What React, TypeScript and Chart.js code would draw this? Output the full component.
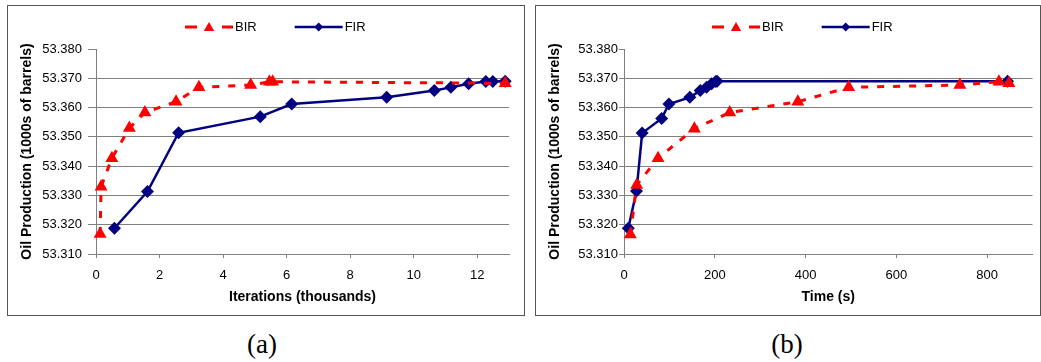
import React, { useEffect, useRef } from 'react';
import { Chart, registerables } from 'chart.js';

Chart.register(...registerables);

// ---- Data ----
const yTickValues = [53.31, 53.32, 53.33, 53.34, 53.35, 53.36, 53.37, 53.38];
const iterTickValues = [0, 2, 4, 6, 8, 10, 12];
const timeTickValues = [0, 200, 400, 600, 800];

const birIterX = [0.13, 0.16, 0.5, 1.05, 1.54, 2.52, 3.24, 4.87, 5.46, 5.56, 12.88];
const birIterY = [53.3168, 53.333, 53.3427, 53.353, 53.3583, 53.362, 53.3669, 53.3677, 53.3688, 53.3688, 53.3683];

const firIterX = [0.58, 1.62, 2.6, 5.17, 6.16, 9.15, 10.65, 11.17, 11.73, 12.27, 12.49, 12.88];
const firIterY = [53.3188, 53.3313, 53.3514, 53.3569, 53.3612, 53.3635, 53.3658, 53.3669, 53.3681, 53.3689, 53.3689, 53.369];

const birTimeX = [14, 28, 75, 155, 233, 383, 495, 740, 826, 848];
const birTimeY = [53.3167, 53.3336, 53.3427, 53.3528, 53.3583, 53.362, 53.3669, 53.3677, 53.3688, 53.3683];

const firTimeX = [9.5, 27.5, 40, 83, 99, 145, 168, 182, 193, 202, 205, 845];
const firTimeY = [53.3188, 53.3315, 53.3513, 53.3563, 53.3612, 53.3635, 53.3658, 53.3669, 53.3681, 53.3689, 53.369, 53.369];

const seriesLabels = ['BIR', 'FIR'];

const FONT = '"Liberation Sans", Arial, Helvetica, sans-serif';
const RED = '#ff0000';
const NAVY = '#000080';
const GRID = '#808080';

function drawMarker(ctx: CanvasRenderingContext2D, style: string, x: number, y: number, r: number, color: string) {
  ctx.beginPath();
  if (style === 'triangle') {
    ctx.moveTo(x, y - r);
    ctx.lineTo(x + 0.866 * r, y + 0.5 * r);
    ctx.lineTo(x - 0.866 * r, y + 0.5 * r);
  } else {
    ctx.moveTo(x, y - r);
    ctx.lineTo(x + r, y);
    ctx.lineTo(x, y + r);
    ctx.lineTo(x - r, y);
  }
  ctx.closePath();
  ctx.fillStyle = color;
  ctx.fill();
}

const lineLegend = {
  id: 'lineLegend',
  afterDraw(chart: any, _args: any, opts: any) {
    const ctx: CanvasRenderingContext2D = chart.ctx;
    let x = opts.x;
    const y = opts.y;
    const lineLen = 48;
    ctx.save();
    ctx.font = '13px ' + FONT;
    ctx.textBaseline = 'middle';
    ctx.textAlign = 'left';
    chart.data.datasets.forEach((ds: any) => {
      ctx.strokeStyle = ds.borderColor;
      ctx.lineWidth = ds.borderWidth;
      ctx.setLineDash(ds.borderDash && ds.borderDash.length ? [12, 25] : []);
      ctx.beginPath();
      ctx.moveTo(x, y);
      ctx.lineTo(x + lineLen, y);
      ctx.stroke();
      ctx.setLineDash([]);
      drawMarker(ctx, ds.pointStyle, x + lineLen / 2, y + (ds.pointStyle === 'triangle' ? 1 : 0), ds.pointStyle === 'triangle' ? 6 : 4.5, ds.pointBackgroundColor);
      ctx.fillStyle = '#000';
      ctx.fillText(ds.label, x + lineLen + 2, y);
      x += lineLen + 2 + ctx.measureText(ds.label).width + 38;
    });
    ctx.restore();
  },
};

function makeConfig(
  birX: number[], birY: number[], firX: number[], firY: number[],
  xTicks: number[], xMax: number, xTitle: string,
  padRight: number, yTickLen: number, yTickPad: number, legendX: number, canvasH: number
): any {
  return {
    type: 'line',
    data: {
      datasets: [
        {
          label: seriesLabels[0],
          data: birX.map((x, i) => ({ x, y: birY[i] })),
          borderColor: RED,
          backgroundColor: RED,
          borderWidth: 3,
          borderDash: [7, 9],
          pointStyle: 'triangle',
          pointRadius: 7.5,
          pointBackgroundColor: RED,
          pointBorderColor: RED,
          pointBorderWidth: 0,
          tension: 0,
          clip: false,
        },
        {
          label: seriesLabels[1],
          data: firX.map((x, i) => ({ x, y: firY[i] })),
          borderColor: NAVY,
          backgroundColor: NAVY,
          borderWidth: 2.5,
          pointStyle: 'rectRot',
          pointRadius: 6.5,
          pointBackgroundColor: NAVY,
          pointBorderColor: NAVY,
          pointBorderWidth: 0,
          tension: 0,
          clip: false,
        },
      ],
    },
    options: {
      animation: false,
      responsive: false,
      maintainAspectRatio: false,
      layout: { padding: { top: 43, right: padRight, left: 0, bottom: 0 } },
      plugins: {
        legend: { display: false },
        tooltip: { enabled: false },
        lineLegend: { x: legendX, y: 21 },
      },
      scales: {
        x: {
          type: 'linear',
          min: 0,
          max: xMax,
          afterBuildTicks: (scale: any) => {
            scale.ticks = xTicks.map((v) => ({ value: v }));
          },
          afterFit: (scale: any) => {
            scale.height = canvasH - 248;
          },
          ticks: {
            color: '#000',
            font: { family: FONT, size: 13 },
            padding: 10,
            maxRotation: 0,
            autoSkip: false,
          },
          grid: {
            drawOnChartArea: false,
            drawTicks: true,
            tickLength: 4,
            tickColor: GRID,
            color: GRID,
          },
          border: { color: GRID, width: 1 },
          title: {
            display: true,
            text: xTitle,
            color: '#000',
            font: { family: FONT, size: 14, weight: 'bold' },
            padding: { top: 0, bottom: 9 },
          },
        },
        y: {
          type: 'linear',
          min: 53.31,
          max: 53.38,
          afterBuildTicks: (scale: any) => {
            scale.ticks = yTickValues.map((v) => ({ value: v }));
          },
          afterFit: (scale: any) => {
            scale.width = 88;
          },
          ticks: {
            color: '#000',
            font: { family: FONT, size: 13 },
            padding: yTickPad,
            autoSkip: false,
            callback: (v: any) => Number(v).toFixed(3),
          },
          grid: {
            drawOnChartArea: true,
            drawTicks: true,
            tickLength: yTickLen,
            tickColor: GRID,
            color: (c: any) => (c.tick && c.tick.value > 53.3795 ? 'rgba(0,0,0,0)' : GRID),
            lineWidth: 1,
          },
          border: { color: GRID, width: 1 },
          title: {
            display: true,
            text: 'Oil Production (1000s of barrels)',
            color: '#000',
            font: { family: FONT, size: 14, weight: 'bold' },
            padding: { top: 11, bottom: 0 },
          },
        },
      },
    },
    plugins: [lineLegend],
  };
}

function ChartBox(props: { left: number; width: number; config: any }) {
  const ref = useRef<HTMLCanvasElement | null>(null);
  const canvasW = props.width - 2;
  const canvasH = 309;
  useEffect(() => {
    if (!ref.current) return;
    const chart = new Chart(ref.current, props.config);
    return () => chart.destroy();
  }, []);
  return (
    <div
      style={{
        position: 'absolute',
        left: props.left,
        top: 5,
        width: props.width,
        height: 311,
        boxSizing: 'border-box',
        border: '1px solid #555',
        background: '#fff',
      }}
    >
      <canvas ref={ref} width={canvasW} height={canvasH} style={{ display: 'block', width: canvasW, height: canvasH }} />
    </div>
  );
}

export default function App() {
  const leftCfg = makeConfig(birIterX, birIterY, firIterX, firIterY, iterTickValues, 13, 'Iterations (thousands)', 15, 8, 6, 177, 309);
  const rightCfg = makeConfig(birTimeX, birTimeY, firTimeX, firTimeY, timeTickValues, 900, 'Time (s)', 7, 5, 1, 176, 309);
  const captionStyle: React.CSSProperties = {
    position: 'absolute',
    top: 329,
    width: 100,
    textAlign: 'center',
    fontFamily: '"Liberation Serif", "DejaVu Serif", serif',
    fontSize: 27,
    lineHeight: '30px',
    color: '#000',
  };
  return (
    <div style={{ position: 'absolute', left: 0, top: 0, width: 1041, height: 362, background: '#fff', overflow: 'hidden' }}>
      <ChartBox left={7} width={518} config={leftCfg} />
      <ChartBox left={535} width={506} config={rightCfg} />
      <div style={{ ...captionStyle, left: 212 }}>(a)</div>
      <div style={{ ...captionStyle, left: 737 }}>(b)</div>
    </div>
  );
}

:: What to work on ::
Pictures stay out. Repeat only the lines from the beginning of the data through the line that has "53.3689, 53.3689, 53.369];".

:: Finished exercise ::
What React, TypeScript and Chart.js code would draw this? Output the full component.
import React, { useEffect, useRef } from 'react';
import { Chart, registerables } from 'chart.js';

Chart.register(...registerables);

// ---- Data ----
const yTickValues = [53.31, 53.32, 53.33, 53.34, 53.35, 53.36, 53.37, 53.38];
const iterTickValues = [0, 2, 4, 6, 8, 10, 12];
const timeTickValues = [0, 200, 400, 600, 800];

const birIterX = [0.13, 0.16, 0.5, 1.05, 1.54, 2.52, 3.24, 4.87, 5.46, 5.56, 12.88];
const birIterY = [53.3168, 53.333, 53.3427, 53.353, 53.3583, 53.362, 53.3669, 53.3677, 53.3688, 53.3688, 53.3683];

const firIterX = [0.58, 1.62, 2.6, 5.17, 6.16, 9.15, 10.65, 11.17, 11.73, 12.27, 12.49, 12.88];
const firIterY = [53.3188, 53.3313, 53.3514, 53.3569, 53.3612, 53.3635, 53.3658, 53.3669, 53.3681, 53.3689, 53.3689, 53.369];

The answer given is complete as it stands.